## MATERIAL
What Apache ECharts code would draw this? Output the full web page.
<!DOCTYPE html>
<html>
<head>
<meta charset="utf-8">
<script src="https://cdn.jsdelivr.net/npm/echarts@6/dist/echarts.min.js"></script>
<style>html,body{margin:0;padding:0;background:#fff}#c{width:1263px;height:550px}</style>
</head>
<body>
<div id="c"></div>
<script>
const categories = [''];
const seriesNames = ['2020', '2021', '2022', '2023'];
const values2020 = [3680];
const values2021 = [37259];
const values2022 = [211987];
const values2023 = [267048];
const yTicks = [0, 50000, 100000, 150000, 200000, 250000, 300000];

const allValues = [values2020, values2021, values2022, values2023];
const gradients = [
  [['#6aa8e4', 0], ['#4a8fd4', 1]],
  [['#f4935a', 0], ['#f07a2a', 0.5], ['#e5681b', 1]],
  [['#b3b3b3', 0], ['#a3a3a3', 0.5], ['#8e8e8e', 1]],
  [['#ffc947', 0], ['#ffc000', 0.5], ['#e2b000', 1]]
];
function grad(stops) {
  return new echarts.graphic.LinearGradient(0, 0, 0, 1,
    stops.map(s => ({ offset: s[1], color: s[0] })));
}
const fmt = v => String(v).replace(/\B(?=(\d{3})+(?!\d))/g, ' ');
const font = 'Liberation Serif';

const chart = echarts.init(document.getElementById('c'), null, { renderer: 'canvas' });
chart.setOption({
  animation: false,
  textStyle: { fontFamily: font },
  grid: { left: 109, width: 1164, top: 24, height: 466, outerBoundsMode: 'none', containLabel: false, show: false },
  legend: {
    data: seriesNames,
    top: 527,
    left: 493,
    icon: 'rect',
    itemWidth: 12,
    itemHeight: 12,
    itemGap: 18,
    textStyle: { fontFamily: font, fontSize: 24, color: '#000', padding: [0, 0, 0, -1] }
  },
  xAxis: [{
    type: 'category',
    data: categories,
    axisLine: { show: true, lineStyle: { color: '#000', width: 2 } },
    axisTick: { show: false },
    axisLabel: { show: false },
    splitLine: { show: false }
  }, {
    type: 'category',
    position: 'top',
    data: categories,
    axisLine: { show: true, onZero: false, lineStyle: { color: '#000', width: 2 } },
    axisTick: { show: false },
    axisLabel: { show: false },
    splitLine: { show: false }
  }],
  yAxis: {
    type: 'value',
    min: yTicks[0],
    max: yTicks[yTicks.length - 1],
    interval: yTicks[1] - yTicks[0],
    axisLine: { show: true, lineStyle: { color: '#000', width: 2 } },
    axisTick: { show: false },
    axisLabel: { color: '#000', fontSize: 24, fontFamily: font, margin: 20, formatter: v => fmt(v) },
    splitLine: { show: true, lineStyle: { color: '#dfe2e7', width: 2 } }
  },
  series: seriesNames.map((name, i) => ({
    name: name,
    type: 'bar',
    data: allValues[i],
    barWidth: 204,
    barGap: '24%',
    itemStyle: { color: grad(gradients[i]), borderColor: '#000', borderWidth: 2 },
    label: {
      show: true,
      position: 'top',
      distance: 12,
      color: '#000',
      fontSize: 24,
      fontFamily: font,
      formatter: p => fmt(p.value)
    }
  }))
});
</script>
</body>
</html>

## EXERCISE AIM
Write out all the data again, exactly as it appears.

## ANSWER FOR THE TASK
What Apache ECharts code would draw this? Output the full web page.
<!DOCTYPE html>
<html>
<head>
<meta charset="utf-8">
<script src="https://cdn.jsdelivr.net/npm/echarts@6/dist/echarts.min.js"></script>
<style>html,body{margin:0;padding:0;background:#fff}#c{width:1263px;height:550px}</style>
</head>
<body>
<div id="c"></div>
<script>
const categories = [''];
const seriesNames = ['2020', '2021', '2022', '2023'];
const values2020 = [3680];
const values2021 = [37259];
const values2022 = [211987];
const values2023 = [267048];
const yTicks = [0, 50000, 100000, 150000, 200000, 250000, 300000];

const allValues = [values2020, values2021, values2022, values2023];
const gradients = [
  [['#6aa8e4', 0], ['#4a8fd4', 1]],
  [['#f4935a', 0], ['#f07a2a', 0.5], ['#e5681b', 1]],
  [['#b3b3b3', 0], ['#a3a3a3', 0.5], ['#8e8e8e', 1]],
  [['#ffc947', 0], ['#ffc000', 0.5], ['#e2b000', 1]]
];
function grad(stops) {
  return new echarts.graphic.LinearGradient(0, 0, 0, 1,
    stops.map(s => ({ offset: s[1], color: s[0] })));
}
const fmt = v => String(v).replace(/\B(?=(\d{3})+(?!\d))/g, ' ');
const font = 'Liberation Serif';

const chart = echarts.init(document.getElementById('c'), null, { renderer: 'canvas' });
chart.setOption({
  animation: false,
  textStyle: { fontFamily: font },
  grid: { left: 109, width: 1164, top: 24, height: 466, outerBoundsMode: 'none', containLabel: false, show: false },
  legend: {
    data: seriesNames,
    top: 527,
    left: 493,
    icon: 'rect',
    itemWidth: 12,
    itemHeight: 12,
    itemGap: 18,
    textStyle: { fontFamily: font, fontSize: 24, color: '#000', padding: [0, 0, 0, -1] }
  },
  xAxis: [{
    type: 'category',
    data: categories,
    axisLine: { show: true, lineStyle: { color: '#000', width: 2 } },
    axisTick: { show: false },
    axisLabel: { show: false },
    splitLine: { show: false }
  }, {
    type: 'category',
    position: 'top',
    data: categories,
    axisLine: { show: true, onZero: false, lineStyle: { color: '#000', width: 2 } },
    axisTick: { show: false },
    axisLabel: { show: false },
    splitLine: { show: false }
  }],
  yAxis: {
    type: 'value',
    min: yTicks[0],
    max: yTicks[yTicks.length - 1],
    interval: yTicks[1] - yTicks[0],
    axisLine: { show: true, lineStyle: { color: '#000', width: 2 } },
    axisTick: { show: false },
    axisLabel: { color: '#000', fontSize: 24, fontFamily: font, margin: 20, formatter: v => fmt(v) },
    splitLine: { show: true, lineStyle: { color: '#dfe2e7', width: 2 } }
  },
  series: seriesNames.map((name, i) => ({
    name: name,
    type: 'bar',
    data: allValues[i],
    barWidth: 204,
    barGap: '24%',
    itemStyle: { color: grad(gradients[i]), borderColor: '#000', borderWidth: 2 },
    label: {
      show: true,
      position: 'top',
      distance: 12,
      color: '#000',
      fontSize: 24,
      fontFamily: font,
      formatter: p => fmt(p.value)
    }
  }))
});
</script>
</body>
</html>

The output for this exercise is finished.